Walsall, début des années 60, au cœur des West Midlands. On surnomme cette région industrielle à l’accent épais le Black country. Pour gagner son école à pied, un môme doit passer à proximité d’une gigantesque fonderie. L’air vicié qu’elle recrache jour et nuit le fait suffoquer, comme il souille les draps qu’on étend dans les jardins alentour. Suffoquer fera longtemps partie du quotidien de ce gamin, même devenu chanteur de l’un des plus grands groupes de heavy metal au monde : il devra presque attendre jusqu’à la cinquantaine pour enfin oser faire son coming-out.

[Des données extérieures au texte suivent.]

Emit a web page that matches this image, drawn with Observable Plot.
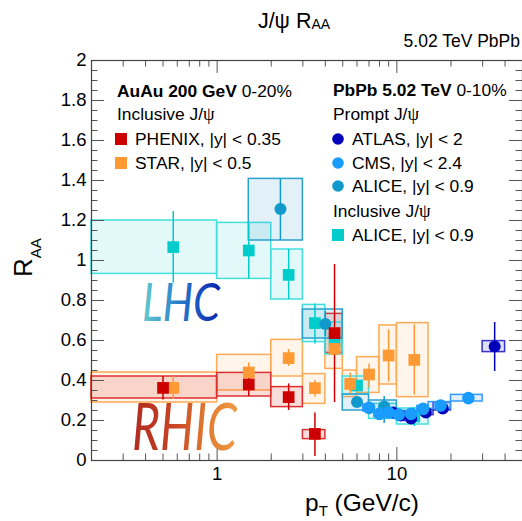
<!DOCTYPE html>
<html><head><meta charset="utf-8">
<script src="https://cdn.jsdelivr.net/npm/d3@7"></script>
<script src="https://cdn.jsdelivr.net/npm/@observablehq/plot@0.6"></script>
<style>body{margin:0;background:#fff}</style>
</head><body><div id="chart"></div>
<script>
// ---- data: [pT, binLo, binHi, RAA, statLo, statHi, sysLo, sysHi]
const phenix = [
  [0.5, 0.2, 1, 0.363, 0.303, 0.42, 0.31, 0.42],
  [1.5, 1, 2, 0.38, 0.32, 0.435, 0.32, 0.438],
  [2.5, 2, 3, 0.317, 0.25, 0.383, 0.267, 0.367],
  [3.5, 3, 4, 0.133, 0.02, 0.238, 0.107, 0.152],
  [4.5, 4, 5, 0.637, 0.29, 0.98, 0.538, 0.733]
];
const star = [
  [0.57, 0.2, 1, 0.363, 0.305, 0.42, 0.29, 0.44],
  [1.5, 1, 2, 0.44, 0.40, 0.487, 0.35, 0.528],
  [2.5, 2, 3, 0.512, 0.47, 0.555, 0.42, 0.603],
  [3.5, 3, 4, 0.362, 0.317, 0.40, 0.283, 0.432],
  [4.5, 4, 5, 0.558, 0.53, 0.59, 0.458, 0.658],
  [5.5, 5, 6, 0.383, 0.333, 0.437, 0.317, 0.45],
  [7, 6, 8, 0.43, 0.363, 0.483, 0.338, 0.517],
  [9, 8, 10, 0.525, 0.392, 0.653, 0.38, 0.675],
  [12.5, 10, 15, 0.503, 0.328, 0.678, 0.317, 0.687]
];
const aliceIncl = [
  [0.57, 0.2, 1, 1.067, 0.887, 1.245, 0.933, 1.2],
  [1.5, 1, 2, 1.05, 0.908, 1.19, 0.908, 1.188],
  [2.5, 2, 3, 0.928, 0.805, 1.055, 0.805, 1.055],
  [3.5, 3, 4, 0.687, 0.583, 0.783, 0.592, 0.778],
  [4.5, 4, 5, 0.595, 0.56, 0.63, 0.53, 0.69],
  [6, 5, 7, 0.375, 0.35, 0.40, 0.33, 0.42],
  [8.5, 7, 10, 0.25, 0.23, 0.27, 0.208, 0.283],
  [12.5, 10, 15, 0.22, 0.17, 0.265, 0.18, 0.26]
];
const alicePrompt = [
  [2.25, 1.5, 3, 1.257, 1.10, 1.408, 1.10, 1.408],
  [4, 3, 5, 0.683, 0.62, 0.745, 0.61, 0.755],
  [6, 5, 7, 0.292, 0.27, 0.315, 0.25, 0.33],
  [8.5, 7, 10, 0.27, 0.185, 0.32, 0.24, 0.30]
];
const cms = [
  [7, 6.5, 7.5, 0.263, 0.25, 0.276, 0.245, 0.28],
  [8, 7.5, 8.5, 0.233, 0.22, 0.246, 0.218, 0.248],
  [9, 8.5, 9.5, 0.24, 0.227, 0.253, 0.225, 0.255],
  [10.25, 9.5, 11, 0.23, 0.217, 0.243, 0.215, 0.245],
  [12, 11, 13, 0.233, 0.22, 0.246, 0.218, 0.248],
  [14, 13, 15, 0.258, 0.245, 0.271, 0.243, 0.273],
  [17.5, 15, 20, 0.275, 0.26, 0.29, 0.258, 0.292],
  [25, 20, 30, 0.312, 0.29, 0.335, 0.295, 0.328]
];
const atlas = [
  [9.5, 9, 10, 0.24, 0.23, 0.25, 0.228, 0.252],
  [10.5, 10, 11, 0.225, 0.215, 0.235, 0.213, 0.237],
  [12, 11, 13, 0.21, 0.2, 0.22, 0.198, 0.222],
  [14.5, 13, 16, 0.24, 0.23, 0.25, 0.227, 0.253],
  [18, 16, 20, 0.26, 0.25, 0.27, 0.25, 0.29],
  [35, 30, 40, 0.57, 0.445, 0.69, 0.542, 0.597]
];
const yTickValues = [0, 0.2, 0.4, 0.6, 0.8, 1, 1.2, 1.4, 1.6, 1.8, 2];
const xTickLabels = [1, 10];
const xMinorTicks = [0.3,0.4,0.5,0.6,0.7,0.8,0.9,2,3,4,5,6,7,8,9,20,30,40];
const yMinorTicks = d3.range(0, 41).map(i => i * 0.05).filter(v => !yTickValues.some(t => Math.abs(t - v) < 1e-6));

// ---- layout / style
const W = 522, H = 521, mL = 91, mR = 0, mT = 60, mB = 61;
const pw = W - mL - mR, ph = H - mT - mB;
const rows = a => a.map(([x, x1, x2, y, e1, e2, s1, s2]) => ({x, x1, x2, y, e1, e2, s1, s2}));
const S = {
  phenix: {c: "#cc0000", box: "#dd3030", fill: "#dd4433", fo: 0.18, sym: "square", r: 6.6},
  star: {c: "#ff9933", box: "#ffaa55", fill: "#ffb060", fo: 0.13, sym: "square", r: 6.6},
  aliceIncl: {c: "#00cccc", box: "#44dddd", fill: "#66dddd", fo: 0.18, sym: "square", r: 6.6},
  alicePrompt: {c: "#1199cc", box: "#2aa0d0", fill: "#3399cc", fo: 0.14, sym: "circle", r: 6},
  cms: {c: "#1a9cff", box: "#3399ff", fill: "#66b3ff", fo: 0.2, sym: "circle", r: 6.3},
  atlas: {c: "#0000bb", box: "#3333cc", fill: "#6666cc", fo: 0.2, sym: "circle", r: 6}
};
const D = {phenix: rows(phenix), star: rows(star), aliceIncl: rows(aliceIncl), alicePrompt: rows(alicePrompt), cms: rows(cms), atlas: rows(atlas)};
const sysRect = k => Plot.rect(D[k], {x1: "x1", x2: "x2", y1: "s1", y2: "s2", fill: S[k].fill, fillOpacity: S[k].fo, stroke: S[k].box, strokeWidth: 1.5});
const statRule = k => Plot.ruleX(D[k], {x: "x", y1: "e1", y2: "e2", stroke: S[k].c, strokeWidth: 1.5});
const marker = k => Plot.dot(D[k], {x: "x", y: "y", symbol: S[k].sym, r: S[k].r, fill: S[k].c, stroke: "none"});
const tickCol = "#555";

const chart = Plot.plot({
  width: W, height: H, marginLeft: mL, marginRight: mR, marginTop: mT, marginBottom: mB,
  x: {type: "log", domain: [0.2, 50]},
  y: {domain: [0, 2]},
  style: {fontFamily: "'Liberation Sans', Arial, sans-serif", fontSize: "18px", color: "#000", background: "#fff", overflow: "visible"},
  marks: [
    sysRect("star"), sysRect("phenix"), sysRect("aliceIncl"), sysRect("alicePrompt"), sysRect("atlas"), sysRect("cms"),
    statRule("aliceIncl"), statRule("alicePrompt"), statRule("star"), statRule("phenix"), statRule("atlas"), statRule("cms"),
    marker("aliceIncl"), marker("alicePrompt"), marker("star"), marker("phenix"), marker("atlas"), marker("cms"),
    // inward ticks, all four sides
    Plot.tickY(yTickValues, {y: d => d, insetRight: pw - 13, stroke: tickCol}),
    Plot.tickY(yMinorTicks, {y: d => d, insetRight: pw - 6.5, stroke: tickCol}),
    Plot.tickY(yTickValues, {y: d => d, insetLeft: pw - 13, stroke: tickCol}),
    Plot.tickY(yMinorTicks, {y: d => d, insetLeft: pw - 6.5, stroke: tickCol}),
    Plot.tickX(xTickLabels, {x: d => d, insetTop: ph - 13, stroke: tickCol}),
    Plot.tickX(xMinorTicks, {x: d => d, insetTop: ph - 6.5, stroke: tickCol}),
    Plot.tickX(xTickLabels, {x: d => d, insetBottom: ph - 13, stroke: tickCol}),
    Plot.tickX(xMinorTicks, {x: d => d, insetBottom: ph - 6.5, stroke: tickCol}),
    Plot.axisY(yTickValues, {tickSize: 0, tickPadding: 5, fontSize: 18.5, label: null, tickFormat: d => String(+d.toFixed(1))}),
    Plot.axisX(xTickLabels, {tickSize: 0, tickPadding: 6, fontSize: 18.5, label: null, tickFormat: d => String(d)}),
    Plot.frame({stroke: "#444", strokeWidth: 1.2})
  ]
});
document.getElementById("chart").appendChild(chart);

// ---- annotations
const svg = d3.select(chart);
const defs = svg.append("defs");
const grad = (id, stops) => {
  const gr = defs.append("linearGradient").attr("id", id).attr("x1", "0%").attr("x2", "100%").attr("y1", "0%").attr("y2", "0%");
  stops.forEach(([o, c]) => gr.append("stop").attr("offset", o).attr("stop-color", c));
};
grad("gLHC", [["0%", "#66cccc"], ["45%", "#2a80cc"], ["100%", "#0a1fb0"]]);
grad("gRHIC", [["0%", "#b02a20"], ["40%", "#c84424"], ["70%", "#e07a30"], ["100%", "#f09a44"]]);
const SANS = "'Liberation Sans', Arial, sans-serif";
const SERIF = "'Liberation Serif', 'DejaVu Serif', serif";
const g = svg.append("g").attr("font-family", SANS).attr("fill", "#000").attr("text-anchor", "start");

// title
const t = g.append("text").attr("x", 294).attr("y", 28).attr("text-anchor", "middle").attr("font-size", 21.5);
t.append("tspan").text("J/ψ R");
t.append("tspan").attr("font-size", 14).attr("dy", 1).text("AA");
g.append("text").attr("x", 520).attr("y", 47).attr("text-anchor", "end").attr("font-size", 17.5).text("5.02 TeV PbPb");

// axis titles
const yl = g.append("text").attr("transform", "translate(32,277) rotate(-90)").attr("font-size", 26);
yl.append("tspan").text("R");
yl.append("tspan").attr("font-size", 15).attr("dy", 9).text("AA");
const xl = g.append("text").attr("x", 305).attr("y", 511).attr("font-size", 24.5);
xl.append("tspan").text("p");
xl.append("tspan").attr("font-size", 15).attr("dy", 5).text("T");
xl.append("tspan").attr("dy", -5).text(" (GeV/c)");

// legends
const fs = 17.4;
function header(x, y, bold, rest) {
  const e = g.append("text").attr("x", x).attr("y", y).attr("font-size", fs);
  e.append("tspan").attr("font-weight", "bold").text(bold);
  e.append("tspan").text(rest);
}
function jpsi(x, y, pre) {
  const e = g.append("text").attr("x", x).attr("y", y).attr("font-size", fs);
  e.append("tspan").text(pre + " J/");
  e.append("tspan").attr("font-family", SERIF).attr("font-size", 18.5).text("ψ");
}
function entry(x, y, k, label) {
  const s = S[k];
  if (s.sym === "square") g.append("rect").attr("x", x - 6).attr("y", y - 6).attr("width", 12).attr("height", 12).attr("fill", s.c);
  else g.append("circle").attr("cx", x).attr("cy", y).attr("r", 5.8).attr("fill", s.c);
  g.append("text").attr("x", x + 14).attr("y", y + 6).attr("font-size", fs).text(label);
}
header(117, 97, "AuAu 200 GeV", " 0-20%");
jpsi(117, 120, "Inclusive");
entry(121, 139, "phenix", "PHENIX, |y| < 0.35");
entry(121, 163, "star", "STAR, |y| < 0.5");
header(333, 96, "PbPb 5.02 TeV", " 0-10%");
jpsi(333, 120, "Prompt");
entry(338, 139, "atlas", "ATLAS, |y| < 2");
entry(338, 163, "cms", "CMS, |y| < 2.4");
entry(338, 186, "alicePrompt", "ALICE, |y| < 0.9");
jpsi(333, 217, "Inclusive");
entry(338, 235, "aliceIncl", "ALICE, |y| < 0.9");

// hand-drawn style labels
g.append("text").attr("x", 142).attr("y", 321).attr("font-size", 52).attr("font-style", "italic")
  .attr("font-family", "Lato, sans-serif").attr("textLength", 78).attr("lengthAdjust", "spacingAndGlyphs")
  .attr("fill", "url(#gLHC)").text("LHC");
g.append("text").attr("x", 132).attr("y", 450).attr("font-size", 66).attr("font-style", "italic")
  .attr("font-family", "Lato, sans-serif").attr("textLength", 105).attr("lengthAdjust", "spacingAndGlyphs")
  .attr("fill", "url(#gRHIC)").text("RHIC");
</script>
</body></html>
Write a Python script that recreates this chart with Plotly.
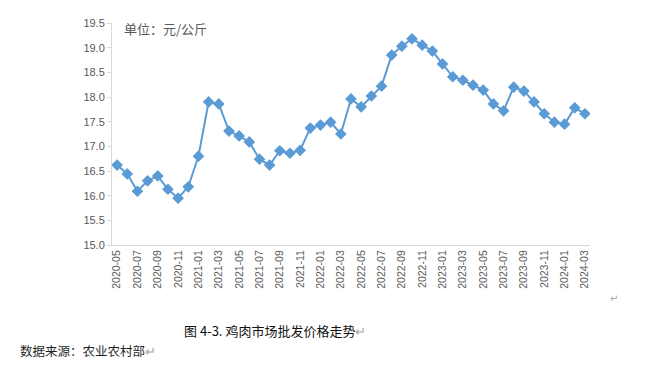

On tient là une intrigue romanesque en diable : si le rockeur peinant à affronter ses démons relève du stéréotype, la collision entre un monde du rock extrême réputé puissamment machiste et le tabou toujours vivace de l’homosexualité au XXe siècle apporte une originalité certaine à cette autobiographie. Car Rob Halford existe bien, même si sa notoriété en France après 50 ans de carrière, comme celle de son groupe Judas Priest, demeure largement restreinte à la tribu des hardos. Le Priest, c’est une glorieuse sidérurgie musicale, un son lourd et métalliquement pur au service de gros riffs entêtants qui lorgnent vers leurs voisins de Birmingham, les pionniers de Black Sabbath. Mais c’est aussi, comme les cousins londoniens d’Iron Maiden, des accélérations qui vous collent au fauteuil, le dialogue entre deux guitares lead se partageant solos et mélodies, et une signature vocale extraordinaire. En termes génétiques Rob Halford est une harpie, la stridence de ses hurlements l’atteste, capable toutefois d’adapter avec talent sa voix à quantité de registres plus humains – le tout avec un phrasé aussi British qu’une part de Christmas pudding.